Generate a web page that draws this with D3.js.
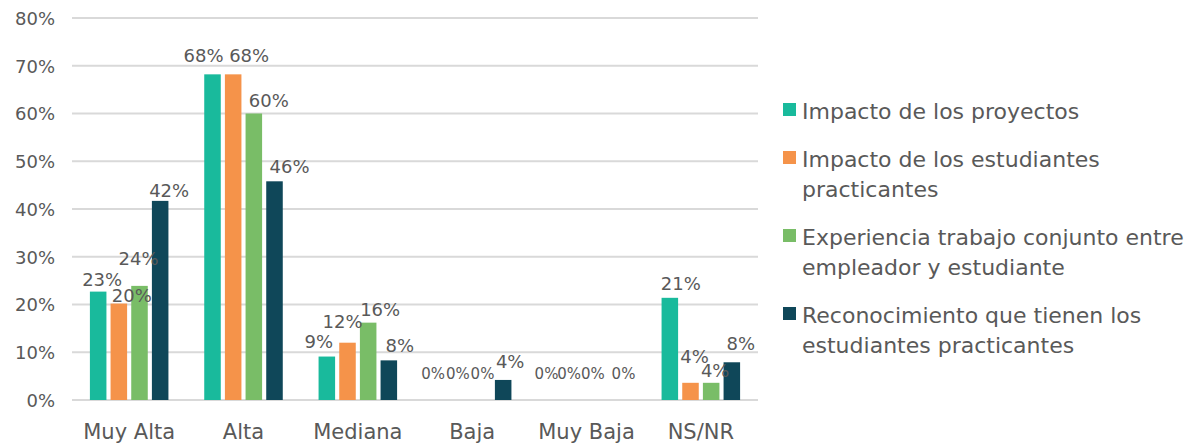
<!DOCTYPE html>
<html>
<head>
<meta charset="utf-8">
<script src="https://cdn.jsdelivr.net/npm/d3@7"></script>
<style>
  html, body { margin: 0; padding: 0; background: #fff; }
  svg { display: block; font-family: "DejaVu Sans", "Liberation Sans", sans-serif; }
</style>
</head>
<body>
<svg id="chart" width="1188" height="444"></svg>
<script>
// ---- Data ----
const categories = ["Muy Alta", "Alta", "Mediana", "Baja", "Muy Baja", "NS/NR"];
const seriesNames = [
  "Impacto de los proyectos",
  "Impacto de los estudiantes practicantes",
  "Experiencia trabajo conjunto entre empleador y estudiante",
  "Reconocimiento que tienen los estudiantes practicantes"
];
const legendLines = [
  ["Impacto de los proyectos"],
  ["Impacto de los estudiantes", "practicantes"],
  ["Experiencia trabajo conjunto entre", "empleador y estudiante"],
  ["Reconocimiento que tienen los", "estudiantes practicantes"]
];
const impactoProyectos      = [0.227, 0.682, 0.091, 0.000, 0.000, 0.214];
const impactoEstudiantes    = [0.202, 0.682, 0.120, 0.000, 0.000, 0.036];
const experienciaConjunta   = [0.239, 0.600, 0.162, 0.000, 0.000, 0.036];
const reconocimiento        = [0.417, 0.458, 0.083, 0.042, 0.000, 0.079];
const seriesValues = [impactoProyectos, impactoEstudiantes, experienciaConjunta, reconocimiento];
const yTicks = [0, 0.1, 0.2, 0.3, 0.4, 0.5, 0.6, 0.7, 0.8];

// ---- Styles / label placement (as in the original chart's hand-placed labels) ----
const colors = ["#19BA9C", "#F5934A", "#79BD67", "#0F4759"];
const labelNudgeX = [
  [4, -9, -8, -8, -9, 11],
  [13, 16, -5, -4, -7, 4],
  [-1, 15, 12, 0, -4, 4],
  [9, 15, 11, 7, 6, 9]
];
const labelGap = [
  [6, 12, 9, 21, 21, 8],
  [2, 12, 15, 21, 21, 20],
  [21, 7, 7, 21, 21, 6],
  [4, 8, 8, 12, 21, 12]
];

// ---- Layout ----
const svg = d3.select("#chart");
const plot = { left: 72, right: 758, top: 18, bottom: 400 };
const textColor = "#595959";

const x0 = d3.scaleBand().domain(categories).range([plot.left, plot.right])
  .paddingInner(0.277).paddingOuter(0.1385);
const x1 = d3.scaleBand().domain(d3.range(seriesNames.length)).range([0, x0.bandwidth()])
  .paddingInner(0.2).paddingOuter(0.1);
const y = d3.scaleLinear().domain([0, 0.8]).range([plot.bottom, plot.top]);

// gridlines
svg.append("g").selectAll("line").data(yTicks).join("line")
  .attr("x1", plot.left).attr("x2", plot.right)
  .attr("y1", d => y(d)).attr("y2", d => y(d))
  .attr("stroke", "#D9D9D9").attr("stroke-width", 2);

// y axis labels
const yAxis = d3.axisLeft(y).tickValues(yTicks).tickFormat(d3.format(".0%")).tickSize(0).tickPadding(0);
const yg = svg.append("g").attr("transform", `translate(55,0)`).call(yAxis);
yg.select(".domain").remove();
yg.selectAll("text").attr("fill", textColor).style("font-size", "18px")
  .style("font-family", "DejaVu Sans, sans-serif").attr("dy", "0.36em");

// x axis labels
const xAxis = d3.axisBottom(x0).tickSize(0).tickPadding(0);
const xg = svg.append("g").attr("transform", `translate(0,${plot.bottom})`).call(xAxis);
xg.select(".domain").remove();
xg.selectAll("text").attr("fill", textColor).style("font-size", "21px")
  .style("font-family", "DejaVu Sans, sans-serif").attr("dy", null).attr("y", 39);

// bars
const flat = [];
categories.forEach((c, ci) => seriesValues.forEach((vals, si) => flat.push({ c, ci, si, v: vals[ci] })));

svg.append("g").selectAll("rect").data(flat).join("rect")
  .attr("x", d => x0(d.c) + x1(d.si))
  .attr("width", x1.bandwidth())
  .attr("y", d => y(d.v))
  .attr("height", d => y(0) - y(d.v))
  .attr("fill", d => colors[d.si]);

// data labels
const fmt = d3.format(".0%");
svg.append("g").selectAll("text").data(flat).join("text")
  .attr("x", d => x0(d.c) + x1(d.si) + x1.bandwidth() / 2 + labelNudgeX[d.si][d.ci])
  .attr("y", d => y(d.v) - labelGap[d.si][d.ci])
  .attr("text-anchor", "middle")
  .attr("fill", textColor)
  .style("font-size", d => d.v === 0 ? "15px" : "18px")
  .text(d => fmt(d.v));

// legend
const legend = svg.append("g");
let baseY = 119;
legendLines.forEach((lines, i) => {
  legend.append("rect").attr("x", 783).attr("y", baseY - 16).attr("width", 13).attr("height", 13)
    .attr("fill", colors[i]);
  lines.forEach((ln, li) => {
    legend.append("text").attr("x", 802).attr("y", baseY + li * 30)
      .attr("fill", textColor).style("font-size", "22px").text(ln);
  });
  baseY += (lines.length - 1) * 30 + 48;
});
</script>
</body>
</html>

> [GOAL]:
Transcribe the whole listing exactly. Pictures are excluded.

> [EXERCISE SOLUTION]:
Generate a web page that draws this with D3.js.
<!DOCTYPE html>
<html>
<head>
<meta charset="utf-8">
<script src="https://cdn.jsdelivr.net/npm/d3@7"></script>
<style>
  html, body { margin: 0; padding: 0; background: #fff; }
  svg { display: block; font-family: "DejaVu Sans", "Liberation Sans", sans-serif; }
</style>
</head>
<body>
<svg id="chart" width="1188" height="444"></svg>
<script>
// ---- Data ----
const categories = ["Muy Alta", "Alta", "Mediana", "Baja", "Muy Baja", "NS/NR"];
const seriesNames = [
  "Impacto de los proyectos",
  "Impacto de los estudiantes practicantes",
  "Experiencia trabajo conjunto entre empleador y estudiante",
  "Reconocimiento que tienen los estudiantes practicantes"
];
const legendLines = [
  ["Impacto de los proyectos"],
  ["Impacto de los estudiantes", "practicantes"],
  ["Experiencia trabajo conjunto entre", "empleador y estudiante"],
  ["Reconocimiento que tienen los", "estudiantes practicantes"]
];
const impactoProyectos      = [0.227, 0.682, 0.091, 0.000, 0.000, 0.214];
const impactoEstudiantes    = [0.202, 0.682, 0.120, 0.000, 0.000, 0.036];
const experienciaConjunta   = [0.239, 0.600, 0.162, 0.000, 0.000, 0.036];
const reconocimiento        = [0.417, 0.458, 0.083, 0.042, 0.000, 0.079];
const seriesValues = [impactoProyectos, impactoEstudiantes, experienciaConjunta, reconocimiento];
const yTicks = [0, 0.1, 0.2, 0.3, 0.4, 0.5, 0.6, 0.7, 0.8];

// ---- Styles / label placement (as in the original chart's hand-placed labels) ----
const colors = ["#19BA9C", "#F5934A", "#79BD67", "#0F4759"];
const labelNudgeX = [
  [4, -9, -8, -8, -9, 11],
  [13, 16, -5, -4, -7, 4],
  [-1, 15, 12, 0, -4, 4],
  [9, 15, 11, 7, 6, 9]
];
const labelGap = [
  [6, 12, 9, 21, 21, 8],
  [2, 12, 15, 21, 21, 20],
  [21, 7, 7, 21, 21, 6],
  [4, 8, 8, 12, 21, 12]
];

// ---- Layout ----
const svg = d3.select("#chart");
const plot = { left: 72, right: 758, top: 18, bottom: 400 };
const textColor = "#595959";

const x0 = d3.scaleBand().domain(categories).range([plot.left, plot.right])
  .paddingInner(0.277).paddingOuter(0.1385);
const x1 = d3.scaleBand().domain(d3.range(seriesNames.length)).range([0, x0.bandwidth()])
  .paddingInner(0.2).paddingOuter(0.1);
const y = d3.scaleLinear().domain([0, 0.8]).range([plot.bottom, plot.top]);

// gridlines
svg.append("g").selectAll("line").data(yTicks).join("line")
  .attr("x1", plot.left).attr("x2", plot.right)
  .attr("y1", d => y(d)).attr("y2", d => y(d))
  .attr("stroke", "#D9D9D9").attr("stroke-width", 2);

// y axis labels
const yAxis = d3.axisLeft(y).tickValues(yTicks).tickFormat(d3.format(".0%")).tickSize(0).tickPadding(0);
const yg = svg.append("g").attr("transform", `translate(55,0)`).call(yAxis);
yg.select(".domain").remove();
yg.selectAll("text").attr("fill", textColor).style("font-size", "18px")
  .style("font-family", "DejaVu Sans, sans-serif").attr("dy", "0.36em");

// x axis labels
const xAxis = d3.axisBottom(x0).tickSize(0).tickPadding(0);
const xg = svg.append("g").attr("transform", `translate(0,${plot.bottom})`).call(xAxis);
xg.select(".domain").remove();
xg.selectAll("text").attr("fill", textColor).style("font-size", "21px")
  .style("font-family", "DejaVu Sans, sans-serif").attr("dy", null).attr("y", 39);

// bars
const flat = [];
categories.forEach((c, ci) => seriesValues.forEach((vals, si) => flat.push({ c, ci, si, v: vals[ci] })));

svg.append("g").selectAll("rect").data(flat).join("rect")
  .attr("x", d => x0(d.c) + x1(d.si))
  .attr("width", x1.bandwidth())
  .attr("y", d => y(d.v))
  .attr("height", d => y(0) - y(d.v))
  .attr("fill", d => colors[d.si]);

// data labels
const fmt = d3.format(".0%");
svg.append("g").selectAll("text").data(flat).join("text")
  .attr("x", d => x0(d.c) + x1(d.si) + x1.bandwidth() / 2 + labelNudgeX[d.si][d.ci])
  .attr("y", d => y(d.v) - labelGap[d.si][d.ci])
  .attr("text-anchor", "middle")
  .attr("fill", textColor)
  .style("font-size", d => d.v === 0 ? "15px" : "18px")
  .text(d => fmt(d.v));

// legend
const legend = svg.append("g");
let baseY = 119;
legendLines.forEach((lines, i) => {
  legend.append("rect").attr("x", 783).attr("y", baseY - 16).attr("width", 13).attr("height", 13)
    .attr("fill", colors[i]);
  lines.forEach((ln, li) => {
    legend.append("text").attr("x", 802).attr("y", baseY + li * 30)
      .attr("fill", textColor).style("font-size", "22px").text(ln);
  });
  baseY += (lines.length - 1) * 30 + 48;
});
</script>
</body>
</html>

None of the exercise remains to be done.